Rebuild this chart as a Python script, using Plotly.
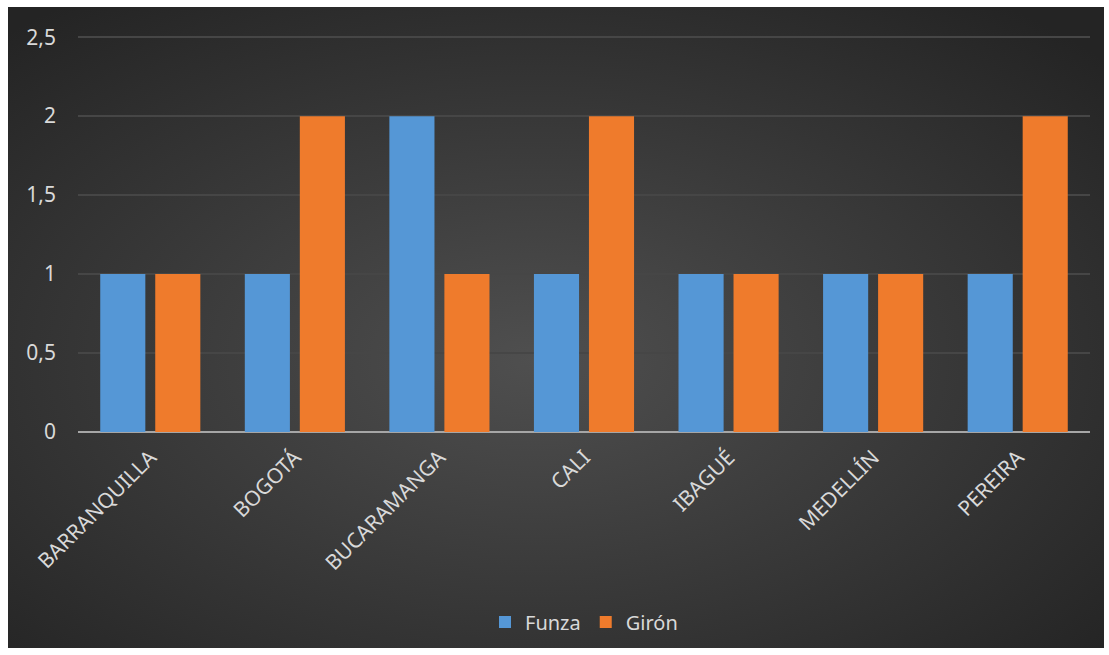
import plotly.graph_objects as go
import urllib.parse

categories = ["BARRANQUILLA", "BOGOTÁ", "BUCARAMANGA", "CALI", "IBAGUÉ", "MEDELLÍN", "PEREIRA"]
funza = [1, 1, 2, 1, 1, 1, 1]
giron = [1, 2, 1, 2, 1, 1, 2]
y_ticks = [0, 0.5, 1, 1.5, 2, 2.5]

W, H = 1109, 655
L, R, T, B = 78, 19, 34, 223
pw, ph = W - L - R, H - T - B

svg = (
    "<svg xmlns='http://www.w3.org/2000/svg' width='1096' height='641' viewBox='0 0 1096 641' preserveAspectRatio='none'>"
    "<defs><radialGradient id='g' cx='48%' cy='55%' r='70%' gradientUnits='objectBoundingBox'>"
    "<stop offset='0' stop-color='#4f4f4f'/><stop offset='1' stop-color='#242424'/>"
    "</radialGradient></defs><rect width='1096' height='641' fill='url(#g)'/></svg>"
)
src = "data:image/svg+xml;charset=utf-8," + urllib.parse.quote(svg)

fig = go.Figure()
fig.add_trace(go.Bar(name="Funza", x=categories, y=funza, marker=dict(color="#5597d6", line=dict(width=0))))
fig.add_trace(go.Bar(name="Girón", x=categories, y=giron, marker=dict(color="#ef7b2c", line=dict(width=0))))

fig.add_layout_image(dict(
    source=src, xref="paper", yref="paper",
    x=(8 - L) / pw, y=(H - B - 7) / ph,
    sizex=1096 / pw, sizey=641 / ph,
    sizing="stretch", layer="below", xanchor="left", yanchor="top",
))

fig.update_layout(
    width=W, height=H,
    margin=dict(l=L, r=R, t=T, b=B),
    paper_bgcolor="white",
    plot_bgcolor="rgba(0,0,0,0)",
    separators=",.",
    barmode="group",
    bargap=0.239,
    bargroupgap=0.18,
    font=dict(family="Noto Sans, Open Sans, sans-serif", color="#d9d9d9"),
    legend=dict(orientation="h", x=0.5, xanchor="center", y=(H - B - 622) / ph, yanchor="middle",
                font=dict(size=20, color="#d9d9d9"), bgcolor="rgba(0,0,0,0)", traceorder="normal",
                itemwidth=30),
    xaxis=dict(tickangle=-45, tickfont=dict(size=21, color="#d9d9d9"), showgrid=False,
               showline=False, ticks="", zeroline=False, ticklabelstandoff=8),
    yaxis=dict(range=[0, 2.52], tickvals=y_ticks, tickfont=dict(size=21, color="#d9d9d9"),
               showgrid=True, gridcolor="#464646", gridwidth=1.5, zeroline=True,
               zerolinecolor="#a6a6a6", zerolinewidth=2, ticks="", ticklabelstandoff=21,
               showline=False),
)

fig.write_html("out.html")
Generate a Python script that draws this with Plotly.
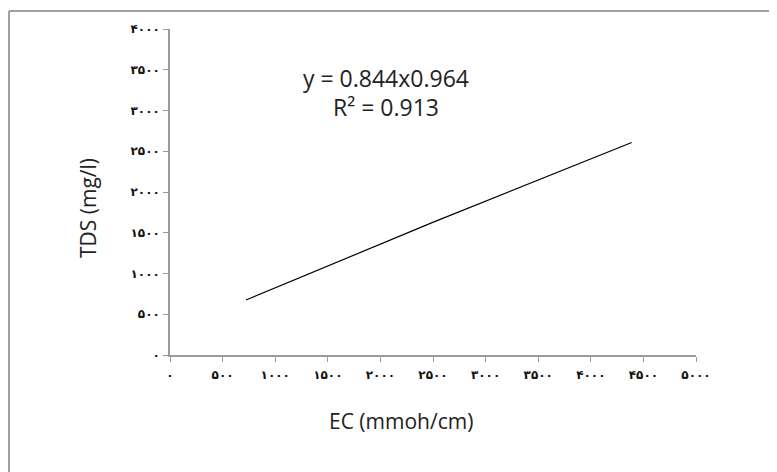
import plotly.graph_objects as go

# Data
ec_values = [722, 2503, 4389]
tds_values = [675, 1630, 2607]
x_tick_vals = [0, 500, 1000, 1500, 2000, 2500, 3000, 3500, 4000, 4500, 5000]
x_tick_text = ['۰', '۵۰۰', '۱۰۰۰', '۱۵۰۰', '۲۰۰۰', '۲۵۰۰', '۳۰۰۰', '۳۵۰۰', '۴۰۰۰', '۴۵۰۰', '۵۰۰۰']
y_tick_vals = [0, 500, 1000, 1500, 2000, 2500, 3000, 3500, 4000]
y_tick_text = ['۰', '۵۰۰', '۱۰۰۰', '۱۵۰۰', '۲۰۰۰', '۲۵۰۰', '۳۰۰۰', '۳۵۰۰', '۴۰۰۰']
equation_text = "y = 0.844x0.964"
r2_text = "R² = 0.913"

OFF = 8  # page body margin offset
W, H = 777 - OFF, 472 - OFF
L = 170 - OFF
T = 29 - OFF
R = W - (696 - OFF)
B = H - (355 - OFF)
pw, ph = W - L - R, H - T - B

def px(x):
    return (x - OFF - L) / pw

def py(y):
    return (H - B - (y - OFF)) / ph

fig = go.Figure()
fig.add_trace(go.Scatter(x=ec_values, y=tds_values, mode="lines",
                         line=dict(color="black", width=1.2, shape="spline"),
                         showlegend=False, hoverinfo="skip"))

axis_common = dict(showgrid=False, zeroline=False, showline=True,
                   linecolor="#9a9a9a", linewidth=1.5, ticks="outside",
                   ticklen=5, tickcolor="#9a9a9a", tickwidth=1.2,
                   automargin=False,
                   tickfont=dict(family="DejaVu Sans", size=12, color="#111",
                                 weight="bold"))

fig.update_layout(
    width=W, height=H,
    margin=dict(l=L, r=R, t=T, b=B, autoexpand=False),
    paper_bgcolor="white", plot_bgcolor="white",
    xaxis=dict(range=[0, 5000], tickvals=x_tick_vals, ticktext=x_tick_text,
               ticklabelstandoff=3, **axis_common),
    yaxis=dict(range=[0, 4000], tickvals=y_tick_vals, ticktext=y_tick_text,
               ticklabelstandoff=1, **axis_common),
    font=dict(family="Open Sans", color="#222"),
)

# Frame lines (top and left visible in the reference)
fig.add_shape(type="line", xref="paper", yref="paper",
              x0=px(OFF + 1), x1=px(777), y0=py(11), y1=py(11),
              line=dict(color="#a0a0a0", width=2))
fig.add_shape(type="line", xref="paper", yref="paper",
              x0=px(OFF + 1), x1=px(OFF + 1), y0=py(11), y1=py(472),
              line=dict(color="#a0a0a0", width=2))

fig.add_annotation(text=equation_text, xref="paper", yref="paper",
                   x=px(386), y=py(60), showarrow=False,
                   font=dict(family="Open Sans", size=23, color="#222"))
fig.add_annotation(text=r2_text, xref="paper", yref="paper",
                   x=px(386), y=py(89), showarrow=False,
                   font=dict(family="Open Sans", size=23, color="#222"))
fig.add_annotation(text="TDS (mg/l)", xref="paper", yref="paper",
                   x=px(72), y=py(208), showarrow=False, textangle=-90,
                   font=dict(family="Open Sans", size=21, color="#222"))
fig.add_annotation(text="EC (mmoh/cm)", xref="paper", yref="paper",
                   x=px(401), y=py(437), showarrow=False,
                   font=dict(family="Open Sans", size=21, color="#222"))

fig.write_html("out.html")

------------------------------------------------------------------------

# INSTRUCTIONS TO FOLLOW
Reproduce all entries exactly. Pictures do not belong in the copy.

# ANSWER FOR THIS EXERCISE
Rebuild this chart as a Python script, using Plotly.
import plotly.graph_objects as go
import urllib.parse

categories = ["BARRANQUILLA", "BOGOTÁ", "BUCARAMANGA", "CALI", "IBAGUÉ", "MEDELLÍN", "PEREIRA"]
funza = [1, 1, 2, 1, 1, 1, 1]
giron = [1, 2, 1, 2, 1, 1, 2]
y_ticks = [0, 0.5, 1, 1.5, 2, 2.5]

W, H = 1109, 655
L, R, T, B = 78, 19, 34, 223
pw, ph = W - L - R, H - T - B

svg = (
    "<svg xmlns='http://www.w3.org/2000/svg' width='1096' height='641' viewBox='0 0 1096 641' preserveAspectRatio='none'>"
    "<defs><radialGradient id='g' cx='48%' cy='55%' r='70%' gradientUnits='objectBoundingBox'>"
    "<stop offset='0' stop-color='#4f4f4f'/><stop offset='1' stop-color='#242424'/>"
    "</radialGradient></defs><rect width='1096' height='641' fill='url(#g)'/></svg>"
)
src = "data:image/svg+xml;charset=utf-8," + urllib.parse.quote(svg)

fig = go.Figure()
fig.add_trace(go.Bar(name="Funza", x=categories, y=funza, marker=dict(color="#5597d6", line=dict(width=0))))
fig.add_trace(go.Bar(name="Girón", x=categories, y=giron, marker=dict(color="#ef7b2c", line=dict(width=0))))

fig.add_layout_image(dict(
    source=src, xref="paper", yref="paper",
    x=(8 - L) / pw, y=(H - B - 7) / ph,
    sizex=1096 / pw, sizey=641 / ph,
    sizing="stretch", layer="below", xanchor="left", yanchor="top",
))

fig.update_layout(
    width=W, height=H,
    margin=dict(l=L, r=R, t=T, b=B),
    paper_bgcolor="white",
    plot_bgcolor="rgba(0,0,0,0)",
    separators=",.",
    barmode="group",
    bargap=0.239,
    bargroupgap=0.18,
    font=dict(family="Noto Sans, Open Sans, sans-serif", color="#d9d9d9"),
    legend=dict(orientation="h", x=0.5, xanchor="center", y=(H - B - 622) / ph, yanchor="middle",
                font=dict(size=20, color="#d9d9d9"), bgcolor="rgba(0,0,0,0)", traceorder="normal",
                itemwidth=30),
    xaxis=dict(tickangle=-45, tickfont=dict(size=21, color="#d9d9d9"), showgrid=False,
               showline=False, ticks="", zeroline=False, ticklabelstandoff=8),
    yaxis=dict(range=[0, 2.52], tickvals=y_ticks, tickfont=dict(size=21, color="#d9d9d9"),
               showgrid=True, gridcolor="#464646", gridwidth=1.5, zeroline=True,
               zerolinecolor="#a6a6a6", zerolinewidth=2, ticks="", ticklabelstandoff=21,
               showline=False),
)

fig.write_html("out.html")
Generate a Python script that draws this with Plotly.
import plotly.graph_objects as go

# Data
ec_values = [722, 2503, 4389]
tds_values = [675, 1630, 2607]
x_tick_vals = [0, 500, 1000, 1500, 2000, 2500, 3000, 3500, 4000, 4500, 5000]
x_tick_text = ['۰', '۵۰۰', '۱۰۰۰', '۱۵۰۰', '۲۰۰۰', '۲۵۰۰', '۳۰۰۰', '۳۵۰۰', '۴۰۰۰', '۴۵۰۰', '۵۰۰۰']
y_tick_vals = [0, 500, 1000, 1500, 2000, 2500, 3000, 3500, 4000]
y_tick_text = ['۰', '۵۰۰', '۱۰۰۰', '۱۵۰۰', '۲۰۰۰', '۲۵۰۰', '۳۰۰۰', '۳۵۰۰', '۴۰۰۰']
equation_text = "y = 0.844x0.964"
r2_text = "R² = 0.913"

OFF = 8  # page body margin offset
W, H = 777 - OFF, 472 - OFF
L = 170 - OFF
T = 29 - OFF
R = W - (696 - OFF)
B = H - (355 - OFF)
pw, ph = W - L - R, H - T - B

def px(x):
    return (x - OFF - L) / pw

def py(y):
    return (H - B - (y - OFF)) / ph

fig = go.Figure()
fig.add_trace(go.Scatter(x=ec_values, y=tds_values, mode="lines",
                         line=dict(color="black", width=1.2, shape="spline"),
                         showlegend=False, hoverinfo="skip"))

axis_common = dict(showgrid=False, zeroline=False, showline=True,
                   linecolor="#9a9a9a", linewidth=1.5, ticks="outside",
                   ticklen=5, tickcolor="#9a9a9a", tickwidth=1.2,
                   automargin=False,
                   tickfont=dict(family="DejaVu Sans", size=12, color="#111",
                                 weight="bold"))

fig.update_layout(
    width=W, height=H,
    margin=dict(l=L, r=R, t=T, b=B, autoexpand=False),
    paper_bgcolor="white", plot_bgcolor="white",
    xaxis=dict(range=[0, 5000], tickvals=x_tick_vals, ticktext=x_tick_text,
               ticklabelstandoff=3, **axis_common),
    yaxis=dict(range=[0, 4000], tickvals=y_tick_vals, ticktext=y_tick_text,
               ticklabelstandoff=1, **axis_common),
    font=dict(family="Open Sans", color="#222"),
)

# Frame lines (top and left visible in the reference)
fig.add_shape(type="line", xref="paper", yref="paper",
              x0=px(OFF + 1), x1=px(777), y0=py(11), y1=py(11),
              line=dict(color="#a0a0a0", width=2))
fig.add_shape(type="line", xref="paper", yref="paper",
              x0=px(OFF + 1), x1=px(OFF + 1), y0=py(11), y1=py(472),
              line=dict(color="#a0a0a0", width=2))

fig.add_annotation(text=equation_text, xref="paper", yref="paper",
                   x=px(386), y=py(60), showarrow=False,
                   font=dict(family="Open Sans", size=23, color="#222"))
fig.add_annotation(text=r2_text, xref="paper", yref="paper",
                   x=px(386), y=py(89), showarrow=False,
                   font=dict(family="Open Sans", size=23, color="#222"))
fig.add_annotation(text="TDS (mg/l)", xref="paper", yref="paper",
                   x=px(72), y=py(208), showarrow=False, textangle=-90,
                   font=dict(family="Open Sans", size=21, color="#222"))
fig.add_annotation(text="EC (mmoh/cm)", xref="paper", yref="paper",
                   x=px(401), y=py(437), showarrow=False,
                   font=dict(family="Open Sans", size=21, color="#222"))

fig.write_html("out.html")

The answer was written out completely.